O texto diz que, “quando apropriado”, as empresas podem definir limites para concentração de riscos e/ou restrições para realização de negócios levando em conta a exposição a riscos de sustentabilidade de setores, geografias, produtos e serviços.
Na prática, se a empresa identificar que está com grande concentração em determinado risco, poderá limitar a atuação em determinado negócio.

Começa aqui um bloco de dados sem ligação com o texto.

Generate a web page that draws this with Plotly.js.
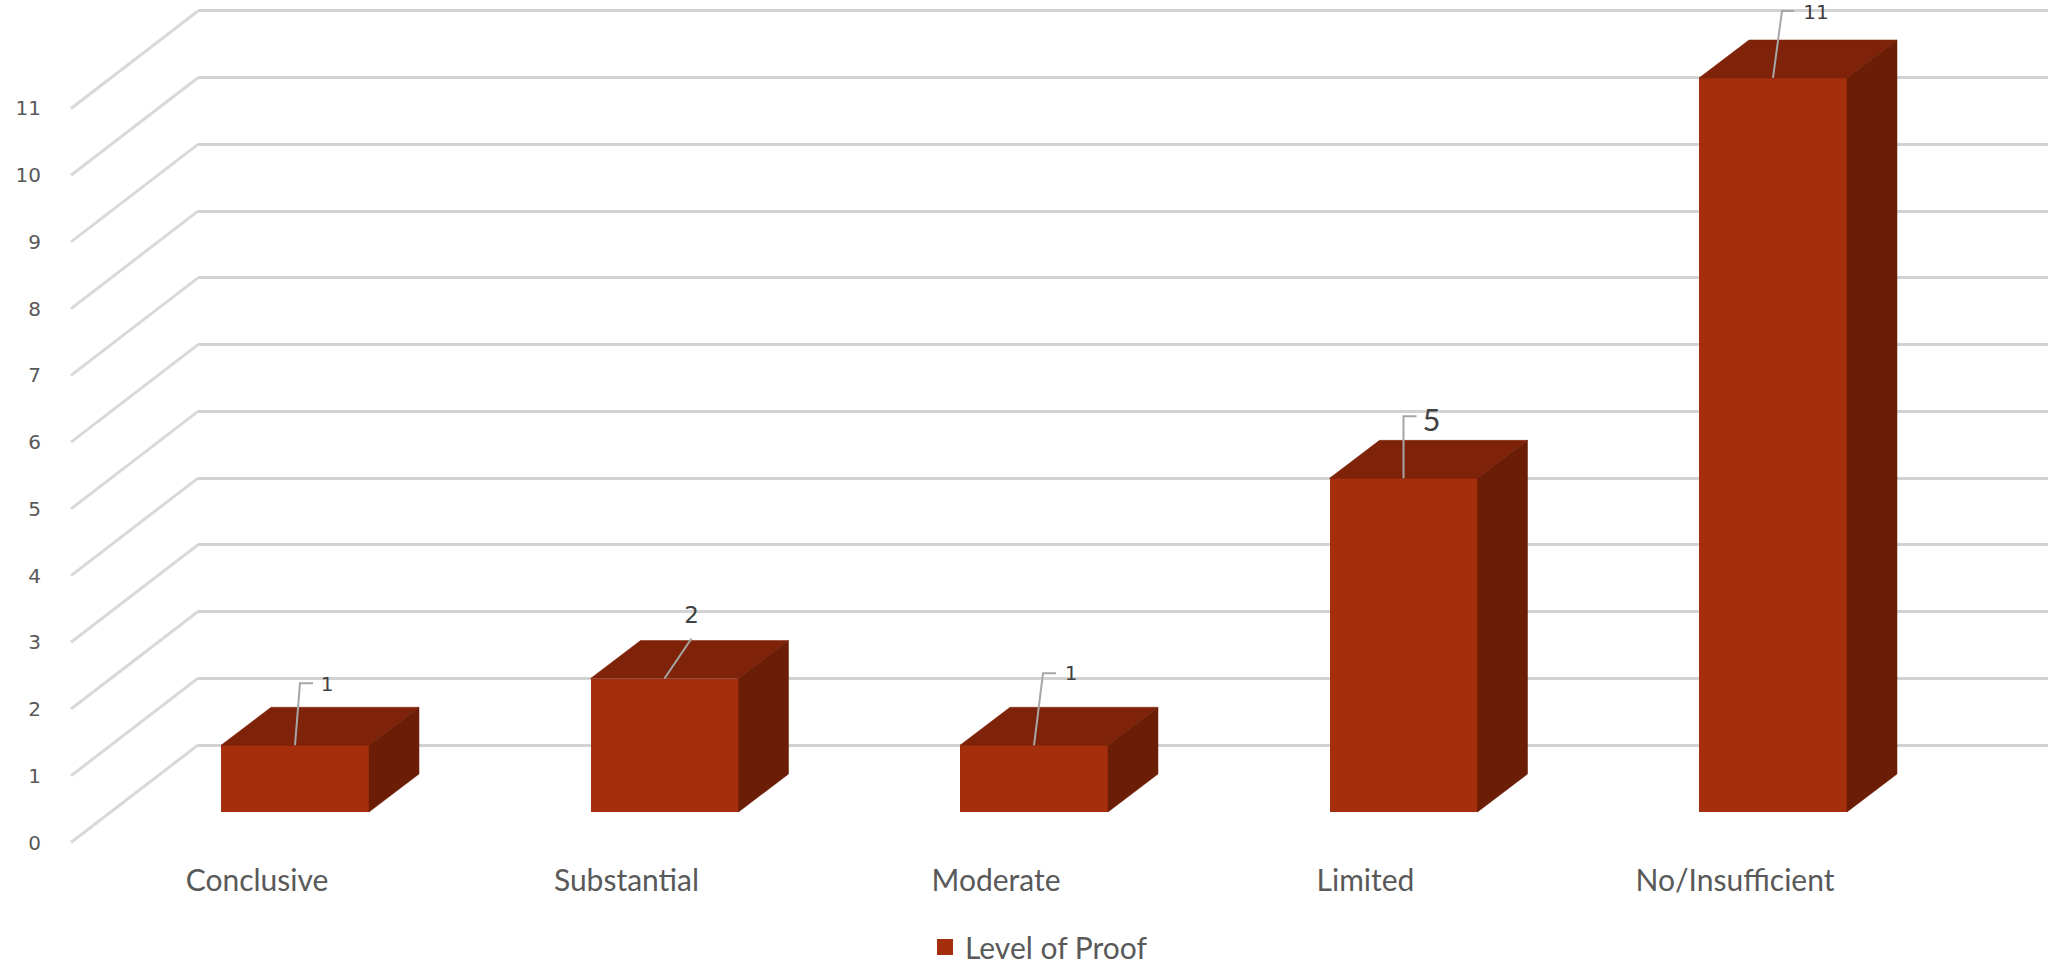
<!DOCTYPE html>
<html>
<head>
<meta charset="utf-8">
<script src="https://cdn.plot.ly/plotly-3.0.1.min.js"></script>
<style>html,body{margin:0;padding:0;background:#fff}#chart{width:2048px;height:964px}</style>
</head>
<body>
<div id="chart"></div>
<script>
// Data
const categories = ["Conclusive", "Substantial", "Moderate", "Limited", "No/Insufficient"];
const proofValues = [1, 2, 1, 5, 11];
const seriesName = "Level of Proof";
const axisTicks = [0, 1, 2, 3, 4, 5, 6, 7, 8, 9, 10, 11];

// Scale constants of the faked 3D projection
const PLOT_LEFT = 42, PLOT_BOTTOM = 860, WIDTH = 2048, HEIGHT = 964;
const X_STEP = 369.5, Y_STEP = 66.73;         // px per category, px per unit
const X_ZERO = 257;                           // px of category 0 label
const Y_BAR_ZERO = 812, Y_TICK_ZERO = 842.5, Y_WALL_ZERO = 745; // px of value 0 on each plane
const px2x = p => (p - X_ZERO) / X_STEP;
const dx2x = d => d / X_STEP;
const dy2y = d => d / Y_STEP;
const yRange = zero => [(zero - PLOT_BOTTOM) / Y_STEP, zero / Y_STEP];

const BAR_LEFT_OFFSET = -36, BAR_WIDTH = 148, DEPTH_X = 50, DEPTH_Y = 38;
const WALL_X = 198, FLOOR_X = 71;

const idx = categories.map((c, i) => i);
const offset = dx2x(BAR_LEFT_OFFSET), barW = dx2x(BAR_WIDTH), dX = dx2x(DEPTH_X), dY = dy2y(DEPTH_Y);

// Top and side faces
const topX = [], topY = [], sideX = [], sideY = [];
idx.forEach(i => {
  const l = i + offset, r = l + barW, v = proofValues[i];
  topX.push(l, r, r + dX, l + dX, l, null);
  topY.push(v, v, v + dY, v + dY, v, null);
  sideX.push(r, r + dX, r + dX, r, r, null);
  sideY.push(0, dY, v + dY, v, 0, null);
});

// Leader lines and data labels: offsets from the centre of the bar's top front edge, in px
const leaderMid = [[5, -62], [27, -40], [9, -72], [0, -62], [9, -67]];
const leaderEnd = [[18, -62], [27, -40], [22, -72], [13, -62], [21, -67]];
const labelPos = [[32, -59], [27, -61], [37, -70], [28, -55], [43, -64]];
const labelSize = [20, 23, 20, 31, 20];
const labelFont = ["DejaVu Sans", "DejaVu Sans", "DejaVu Sans", "Lato", "DejaVu Sans"];

const barCentre = i => i + offset + barW / 2;
const leadX = [], leadY = [];
idx.forEach(i => {
  const c = barCentre(i), v = proofValues[i];
  leadX.push(c, c + dx2x(leaderMid[i][0]), c + dx2x(leaderEnd[i][0]), null);
  leadY.push(v, v - dy2y(leaderMid[i][1]), v - dy2y(leaderEnd[i][1]), null);
});

// Oblique floor lines from each tick to the wall
const floorX = [], floorY = [];
const wallRise = (Y_TICK_ZERO - Y_WALL_ZERO) / Y_STEP;
axisTicks.forEach(t => {
  floorX.push(px2x(FLOOR_X), px2x(WALL_X), null);
  floorY.push(t, t + wallRise, null);
});

const traces = [
  {type: "scatter", x: [0], y: [0], xaxis: "x", yaxis: "y", mode: "none", showlegend: false, hoverinfo: "skip"},
  {type: "bar", x: idx, y: proofValues, xaxis: "x2", yaxis: "y2", width: barW, offset: offset,
   marker: {color: "#A52F0C", line: {width: 0}}, showlegend: false, name: seriesName},
  {type: "scatter", x: topX, y: topY, xaxis: "x2", yaxis: "y2", mode: "lines", fill: "toself",
   fillcolor: "#7E2309", line: {width: 0.5, color: "#7E2309"}, showlegend: false, hoverinfo: "skip"},
  {type: "scatter", x: sideX, y: sideY, xaxis: "x2", yaxis: "y2", mode: "lines", fill: "toself",
   fillcolor: "#6B1D06", line: {width: 0.5, color: "#6B1D06"}, showlegend: false, hoverinfo: "skip"},
  {type: "scatter", x: leadX, y: leadY, xaxis: "x2", yaxis: "y2", mode: "lines",
   line: {width: 2, color: "#A6A6A6"}, showlegend: false, hoverinfo: "skip"},
  {type: "scatter", x: idx.map(i => barCentre(i) + dx2x(labelPos[i][0])),
   y: idx.map(i => proofValues[i] - dy2y(labelPos[i][1])), xaxis: "x2", yaxis: "y2", mode: "text",
   text: proofValues.map(String), textposition: "middle center",
   textfont: {size: labelSize, family: labelFont, color: "#404040"}, showlegend: false, hoverinfo: "skip"},
  {type: "scatter", x: floorX, y: floorY, xaxis: "x2", yaxis: "y3", mode: "lines",
   line: {width: 3, color: "#D9D9D9"}, showlegend: false, hoverinfo: "skip"},
  {type: "scatter", x: [null], y: [null], xaxis: "x2", yaxis: "y2", mode: "markers", name: seriesName,
   marker: {symbol: "square", size: 16, color: "#A52F0C"}, showlegend: true, hoverinfo: "skip"}
];

const layout = {
  width: WIDTH, height: HEIGHT,
  margin: {l: PLOT_LEFT, r: 0, t: 0, b: HEIGHT - PLOT_BOTTOM, pad: 0, autoexpand: false},
  paper_bgcolor: "#fff", plot_bgcolor: "rgba(0,0,0,0)",
  font: {family: "Lato, sans-serif", color: "#595959"},
  bargap: 0,
  hovermode: false,
  xaxis: {domain: [(WALL_X - PLOT_LEFT) / (WIDTH - PLOT_LEFT), 1], range: [0, 1], anchor: "y",
          showgrid: false, zeroline: false, showline: false, ticks: "", showticklabels: false},
  yaxis: {range: yRange(Y_WALL_ZERO), anchor: "x", tickvals: axisTicks, showgrid: true,
          gridcolor: "#D2D2D2", gridwidth: 3, zeroline: false, showline: false, ticks: "", showticklabels: false},
  xaxis2: {domain: [0, 1], range: [px2x(PLOT_LEFT), px2x(WIDTH)], anchor: "y2",
           tickvals: idx, ticktext: categories, tickfont: {family: "Lato, sans-serif", size: 30, color: "#595959"},
           showgrid: false, zeroline: false, showline: false, ticks: ""},
  yaxis2: {range: yRange(Y_BAR_ZERO), anchor: "x2", showgrid: false, zeroline: false, showline: false,
           ticks: "", showticklabels: false},
  yaxis3: {range: yRange(Y_TICK_ZERO), anchor: "x2", overlaying: "y2", side: "left", tickvals: axisTicks,
           tickfont: {family: "DejaVu Sans", size: 20, color: "#595959"},
           showgrid: false, zeroline: false, showline: false, ticks: ""},
  showlegend: true,
  legend: {orientation: "h", xanchor: "left", yanchor: "middle", x: (925 - PLOT_LEFT) / (WIDTH - PLOT_LEFT),
           y: (PLOT_BOTTOM - 947) / PLOT_BOTTOM, font: {family: "Lato, sans-serif", size: 30, color: "#595959"},
           bgcolor: "rgba(0,0,0,0)"}
};

Plotly.newPlot("chart", traces, layout, {displayModeBar: false, staticPlot: true});
</script>
</body>
</html>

Em outro trecho, a minuta diz que as seguradoras devem criar critérios de precificação que levem em conta o histórico de comprometimento do cliente no gerenciamento dos riscos de sustentabilidade, além de sua capacidade e disposição de mitigar tais riscos. Assim, os seguros, podem passar a funcionar como indutores de mitigação de riscos.
O texto também abre espaço para que as reservas técnicas constituídas pelas seguradoras para fazer frente aos riscos sejam impactadas por aspectos de sustentabilidade. Embora não crie reservas técnicas específicas para riscos de sustentabilidade, o texto diz que “sempre que possível” eles devem ser considerados nas categorias obrigatórias de risco (de subscrição, de crédito, de mercado, operacional e de liquidez).
Pelo texto, passará a ser obrigatório ainda que as seguradoras tenham uma política de sustentabilidade e publiquem um relatório de sustentabilidade, dando transparência a ambos. O primeiro deles, relativo a 2022, deve ser publicado até 30 de junho de 2023. Mas há a expectativa de que o setor pressione para dilatar o prazo.
Além de tomador de risco, o setor também é um dos maiores alocadores de recursos do mundo, com mais de US$ 30 trilhões de ativos sob gestão e, ainda que de forma mais genérica, a minuta também contempla esse aspecto.
O texto diz que, ao investir suas reservas, as seguradoras devem, sempre que possível, levar em conta a exposição dos ativos ou das empresas emissoras dos ativos (ações e dívida) a riscos de sustentabilidade e a adoção de boas práticas de governança por parte dessas empresas.